We celebrate the Feast of the Holy Family on December 30. One Spanish artist in the Baroque period, Bartolomé Esteban Murillo, crafted several wonderful paintings of the Holy Family during his artistic career. Specifically, in the year 1650, he painted two works that bring us deeply into the life and spirituality of the Holy Family. Viewing and pondering these pieces of beautiful sacred art can help us learn some of the dynamics of their life, and equip us to bring these realities into our twenty-first century world.
The first piece of art is The Flight into Egypt. In this painting, Mary rides on the back of a donkey, gazing at the Infant Jesus in her arms. The bottom half of her body is covered by a green cloak, which the artist probably used to signify hope. The hope that Mary bore in her mind and heart allowed her to travel with serenity, which Murillo depicts beautifully on her face. We ought to ask for the grace, especially by Mary’s intercession, to always have serenity and hope in our minds and hearts, no matter our circumstances. Those of us who are diligently trying to raise holy families in the midst of modern culture surely know the necessity and benefit of that prayer.
Joseph walks alongside the Infant and Mary, guiding the beast of burden. He wears a brown cloak, which is used to symbolize his humanity and his virtue. We also notice that he carries another bag over one shoulder. Perhaps it is meant to symbolize what little this family had. Perhaps it also symbolizes the heavy weight that Joseph bears as father, leader, and protector of this family. Fathers and mothers both can connect with the reality of facing scarcity and feeling burdened. All too frequently we encounter the need to move forward despite our lack of resources, or when feeling the heavy weight of life’s details. Cultivating the Gospel virtue of poverty, as the Holy Family certainly did, is a great way to move beyond these feelings that rob us of joy and peace.
We should not move on from looking at Joseph without noticing his face. He looks quite weary and his eyes are turned toward Heaven. We can imagine that the lengthy journey from Bethlehem to Egypt would have taken its toll on his body and mind. Yet, we believe that Joseph’s righteousness and faithfulness brought him a diligent strength, even in the midst of mental and physical fatigue. No matter our family condition or the taxing stresses that come into our lives, we need to rely on our connection with God the Father, which will help us find stamina to continue the pilgrimage of family life. Thus, both of the figures in this painting show us how to react and relate to the Lord, even in the midst of life that keeps throwing curveballs and erecting obstacles.
The second painting by Murillo is The Holy Family with a Little Bird. This painting gives viewers a magnificent opportunity to reflect on some ordinary occurrences of family life. Specifically, it reminds us of the importance of family leisure time, time spent enjoying each other’s company and lounging, even if there is much work to be done.

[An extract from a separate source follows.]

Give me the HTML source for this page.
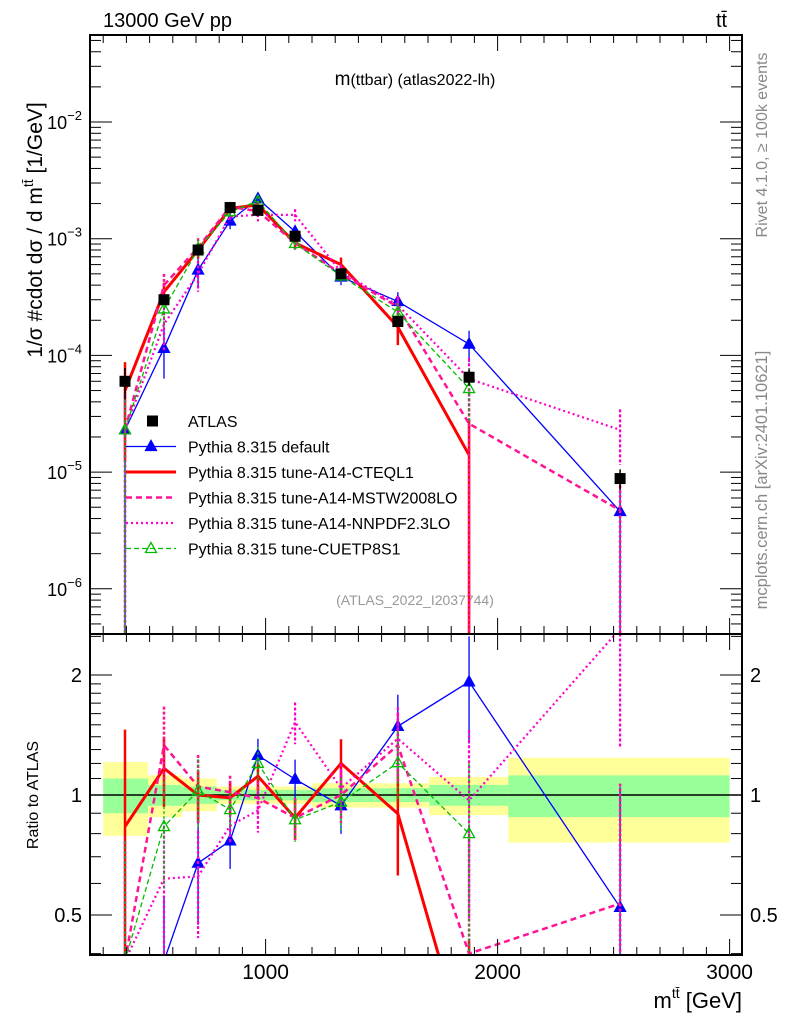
<!DOCTYPE html>
<html><head><meta charset="utf-8">
<style>
html,body{margin:0;padding:0;background:#fff;overflow:hidden;width:786px;height:1024px;}
svg{display:block;font-family:"Liberation Sans",sans-serif;}
</style></head>
<body>
<svg id="chart" width="786" height="1024" viewBox="0 0 786 1024">
<text x="103" y="27" font-size="20">13000 GeV pp</text>
<text x="716" y="27" font-size="20">tt̄</text>
<text x="415" y="85" font-size="19" text-anchor="middle">m<tspan font-size="16">(ttbar) (atlas2022-lh)</tspan></text>
<text x="415" y="605" font-size="14" fill="#999" text-anchor="middle">(ATLAS_2022_I2037744)</text>
<text transform="translate(767,145) rotate(-90)" font-size="16" fill="#888" text-anchor="middle">Rivet 4.1.0, ≥ 100k events</text>
<text transform="translate(767,480) rotate(-90)" font-size="16.5" fill="#888" text-anchor="middle">mcplots.cern.ch [arXiv:2401.10621]</text>
<text transform="translate(42,230) rotate(-90)" font-size="21" text-anchor="middle">1/σ #cdot dσ / d m<tspan font-size="14" dy="-9">tt̄</tspan><tspan dy="9"> [1/GeV]</tspan></text>
<text transform="translate(38,795) rotate(-90)" font-size="16" text-anchor="middle">Ratio to ATLAS</text>
<text x="742" y="1008" font-size="22" text-anchor="end">m<tspan font-size="14" dy="-10">tt̄</tspan><tspan dy="10"> [GeV]</tspan></text>
<g id="bands"></g><g id="marks"></g><g id="axes"></g><g id="legend"></g>
</svg>
<script>
const binsX=[394,562,709,847,967,1127,1325,1570,1877,2528];
const bandEdges=[300,493,640,789,900,1040,1200,1434,1705,2046,3000];
const bandYellowHi=[1.21,1.12,1.10,1.05,1.05,1.05,1.07,1.07,1.11,1.24];
const bandYellowLo=[0.79,0.88,0.91,0.95,0.95,0.95,0.93,0.93,0.89,0.76];
const bandGreenHi=[1.10,1.06,1.05,1.03,1.03,1.03,1.04,1.04,1.06,1.12];
const bandGreenLo=[0.90,0.94,0.95,0.97,0.97,0.97,0.96,0.96,0.94,0.88];
const atlas=[6e-5,3e-4,8e-4,1.85e-3,1.75e-3,1.05e-3,5e-4,1.95e-4,6.5e-5,8.8e-6];
const atlasErr=[0.3,0.1,0.08,0.06,0.06,0.06,0.08,0.1,0.15,0.2];
const mcDefault=[2.3e-5,1.15e-4,5.4e-4,1.42e-3,2.2e-3,1.15e-3,4.7e-4,2.9e-4,1.25e-4,4.6e-6];
const mcDefaultErr=[1,0.45,0.3,0.15,0.1,0.12,0.15,0.2,0.3,1];
const mcCteq=[5.0e-5,3.5e-4,8.0e-4,1.82e-3,1.95e-3,9.2e-4,6.0e-4,1.75e-4,1.4e-5];
const mcCteqErr=[0.75,0.2,0.15,0.1,0.08,0.12,0.15,0.3,1];
const mcMstw=[2.3e-5,4.0e-4,8.4e-4,1.88e-3,1.72e-3,9.2e-4,5.0e-4,2.6e-4,2.6e-5,4.7e-6];
const mcMstwErr=[1,0.25,0.2,0.1,0.1,0.12,0.15,0.2,1,1];
const mcNnpdf=[2.3e-5,1.85e-4,5.0e-4,1.55e-3,1.6e-3,1.6e-3,5.2e-4,2.7e-4,6.3e-5,2.3e-5];
const mcNnpdfErr=[1,0.4,0.3,0.1,0.12,0.12,0.15,0.2,0.5,0.5];
const mcCuet=[2.3e-5,2.5e-4,8.2e-4,1.7e-3,2.1e-3,9.1e-4,4.8e-4,2.35e-4,5.2e-5];
const mcCuetErr=[1,0.3,0.2,0.1,0.1,0.12,0.15,0.2,0.5];
const xTicks=[1000,2000,3000];
const yTicksMain=[-2,-3,-4,-5,-6];
const yTicksRatio=[2,1,0.5];

const NS="http://www.w3.org/2000/svg";
const L=90,R=742,T=35,M=634,B=955;
const X=v=>265.6+(v-1000)*0.232;
const YM=v=>122-116.7*(Math.log10(v)+2);
const YR=r=>795-120*Math.log2(r);
function mk(tag,attrs,parent){const e=document.createElementNS(NS,tag);for(const k in attrs)e.setAttribute(k,attrs[k]);parent.appendChild(e);return e;}
const bands=document.getElementById('bands'),marks=document.getElementById('marks'),axes=document.getElementById('axes'),legend=document.getElementById('legend');

for(let i=0;i<bandEdges.length-1;i++){
  const x0=X(bandEdges[i]),x1=X(bandEdges[i+1]);
  let r=mk('rect',{x:x0,y:YR(bandYellowHi[i]),width:x1-x0,height:YR(bandYellowLo[i])-YR(bandYellowHi[i]),fill:'#ffff99'},bands);
  
  
  r=mk('rect',{x:x0,y:YR(bandGreenHi[i]),width:x1-x0,height:YR(bandGreenLo[i])-YR(bandGreenHi[i]),fill:'#99ff99'},bands);
  
  
}
let one=mk('line',{x1:L,x2:R,y1:YR(1),y2:YR(1),stroke:'#000','stroke-width':1.5},bands);



const series=[
 {name:'default',vals:mcDefault,err:mcDefaultErr,color:'#0000ff',w:1.3,dash:'',marker:'tri'},
 {name:'cteql1',vals:mcCteq,err:mcCteqErr,color:'#ff0000',w:3,dash:'',marker:'none'},
 {name:'mstw',vals:mcMstw,err:mcMstwErr,color:'#ff1493',w:2.5,dash:'6,4',marker:'none'},
 {name:'nnpdf',vals:mcNnpdf,err:mcNnpdfErr,color:'#ff00cc',w:2.2,dash:'2,3',marker:'none'},
 {name:'cuetp8s1',vals:mcCuet,err:mcCuetErr,color:'#00bb00',w:1.3,dash:'5,3',marker:'otri'}
];
function clipG(y0,y1){const id='c'+y0;const d=mk('clipPath',{id:id},marks);mk('rect',{x:L,y:y0,width:R-L,height:y1-y0},d);return 'url(#'+id+')';}
const clipMain=clipG(T,M),clipRatio=clipG(M,B);
function tri(g,x,y,c,open){return mk('polygon',{points:`${x},${y-6} ${x-5.5},${y+4} ${x+5.5},${y+4}`,fill:open?'none':c,stroke:c,'stroke-width':1.3},g);}
series.forEach(s=>{
  ['main','ratio'].forEach(panel=>{
    const g=mk('g',{'clip-path':panel==='main'?clipMain:clipRatio},marks);
    
    
    const f=(v,i)=>panel==='main'?YM(v):YR(v/atlas[i]);
    const pts=s.vals.map((v,i)=>X(binsX[i])+','+f(v,i)).join(' ');
    const pl=mk('polyline',{points:pts,fill:'none',stroke:s.color,'stroke-width':s.w,'stroke-dasharray':s.dash},g);
    
    
    s.vals.forEach((v,i)=>{
      const x=X(binsX[i]);const hi=v*(1+s.err[i]),lo=Math.max(v*(1-s.err[i]),1e-9);
      const e=mk('line',{x1:x,x2:x,y1:f(hi,i),y2:f(lo,i),stroke:s.color,'stroke-width':Math.min(s.w,2.5),'stroke-dasharray':s.dash?'3,2':''},g);
      
      
      if(s.marker!=='none'){const m=tri(g,x,f(v,i),s.color,s.marker==='otri');
        
        }
    });
  });
});
const ga=mk('g',{'clip-path':clipMain},marks);


atlas.forEach((v,i)=>{
  const x=X(binsX[i]),y=YM(v);
  mk('line',{x1:x,x2:x,y1:YM(v*(1+atlasErr[i])),y2:YM(v*(1-atlasErr[i])),stroke:'#000','stroke-width':1.5},ga);
  const r=mk('rect',{x:x-5.5,y:y-5.5,width:11,height:11,fill:'#000'},ga);
  
  
});

[[T,M],[M,B]].forEach(([a,b],k)=>{const r=mk('rect',{x:L,y:a,width:R-L,height:b-a,fill:'none',stroke:'#000','stroke-width':2},axes);
  
  });
for(let v=300;v<=3000;v+=100){const x=X(v);const big=v%1000===0;const len=big?16:8;
  [[T,1],[M,-1],[M,1],[B,-1]].forEach(([y,d])=>mk('line',{x1:x,x2:x,y1:y,y2:y+d*len,stroke:'#000','stroke-width':1},axes));}
xTicks.forEach(v=>{const t=mk('text',{x:X(v),y:979,'font-size':21,'text-anchor':'middle'},axes);t.textContent=v;
  
  });
for(let d=-7;d<=-1;d++){for(let m=1;m<10;m++){const v=m*Math.pow(10,d);const y=YM(v);if(y<T||y>M)continue;const len=m===1?22:11;
  mk('line',{x1:L,x2:L+len,y1:y,y2:y,stroke:'#000'},axes);mk('line',{x1:R,x2:R-len,y1:y,y2:y,stroke:'#000'},axes);}}
yTicksMain.forEach(e=>{const t=mk('text',{x:82,y:YM(Math.pow(10,e))+7,'font-size':18,'text-anchor':'end'},axes);
  t.innerHTML='10<tspan font-size="13" dy="-9">'+(e<0?'−':'')+Math.abs(e)+'</tspan>';
  
  });
[0.4,0.5,0.6,0.7,0.8,0.9,1,1.1,1.2,1.3,1.4,1.5,1.6,1.7,1.8,1.9,2,2.5].forEach(r=>{const y=YR(r);if(y<M||y>B)return;const len=(r===0.5||r===1||r===2)?22:11;
  mk('line',{x1:L,x2:L+len,y1:y,y2:y,stroke:'#000'},axes);mk('line',{x1:R,x2:R-len,y1:y,y2:y,stroke:'#000'},axes);});
yTicksRatio.forEach(r=>{[[82,'end'],[750,'start']].forEach(([x,a])=>{const t=mk('text',{x:x,y:YR(r)+7,'font-size':20,'text-anchor':a},axes);t.textContent=r;
  
  });});

const legItems=[['ATLAS','#000','','sq',0],['Pythia 8.315 default','#0000ff','','tri',1.3],['Pythia 8.315 tune-A14-CTEQL1','#ff0000','','none',3],
 ['Pythia 8.315 tune-A14-MSTW2008LO','#ff1493','6,4','none',2.5],['Pythia 8.315 tune-A14-NNPDF2.3LO','#ff00cc','2,3','none',2.2],['Pythia 8.315 tune-CUETP8S1','#00bb00','5,3','otri',1.3]];
legItems.forEach((it,i)=>{const y=421+i*25.5;const g=mk('g',{},legend);
  
  
  if(it[3]==='sq')mk('rect',{x:147,y:y-5.5,width:11,height:11,fill:'#000'},g);
  else mk('line',{x1:126,x2:176,y1:y,y2:y,stroke:it[1],'stroke-width':it[4],'stroke-dasharray':it[2]},g);
  if(it[3]==='tri'||it[3]==='otri')tri(g,151,y,it[1],it[3]==='otri');
  const t=mk('text',{x:188,y:y+6,'font-size':16},g);t.textContent=it[0];});
</script>
</body></html>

Mary sits to the side, working at a spindle and next to a basket of cloth. Yet, she turns her eyes toward Jesus, and she is clearly in a moment of pondering things in her heart, as the Gospel tells us she did (cf. Lk. 2:19). This helps us to remind each of us that we can connect with the Lord even during our busy work. We can become contemplatives in action.
Next, we notice that Joseph is taking a break from working at his carpenter’s bench, which is in the background on the right. The father spends time with the toddler Jesus, supporting the Child as he plays and, perhaps, as he is learning to walk. In this moment, Joseph is completely focused on Jesus, and he bears a look of serene contentment on his face. Here, the dispositions of both Mary and Joseph remind us of the most important relationships that we have. They remind us that our spiritual lives and our family lives thrive when we prioritize the Lord and our children.
At the center of the painting, Jesus holds up a bird as he plays with the family dog. Specifically, the bird is a goldfinch, which foreshadows Jesus’ suffering. Suffering was always part of the Holy Family’s life together, from the flight to Egypt, to the death of St. Joseph, to the Passion and Death of Our Blessed Lord. Yet, even in the midst of suffering, these three lived in serene joy because they knew that they were living their vocation; that they carried forward God’s plan for the salvation of the world. In the midst of both physical and emotional suffering, each of us needs to ask Jesus for His grace to suffer well while continuing to move diligently toward our appointed purpose. And, we can ask Mary and Joseph to share the abundance of graces they received in their effort.
So, as we celebrate the Feast of the Holy Family, let’s call to mind the paintings of Murillo and the lessons contained in them. Let’s call on the Lord and ask him to be at the center of our leisure and our stress. Let’s call on the intercession of the two who raised the Child Jesus. Let’s never hesitate to take a short break from work, just for prayer and play. Let’s recall that all of this leads us to the blessedness that God has in store for us, beginning in this life.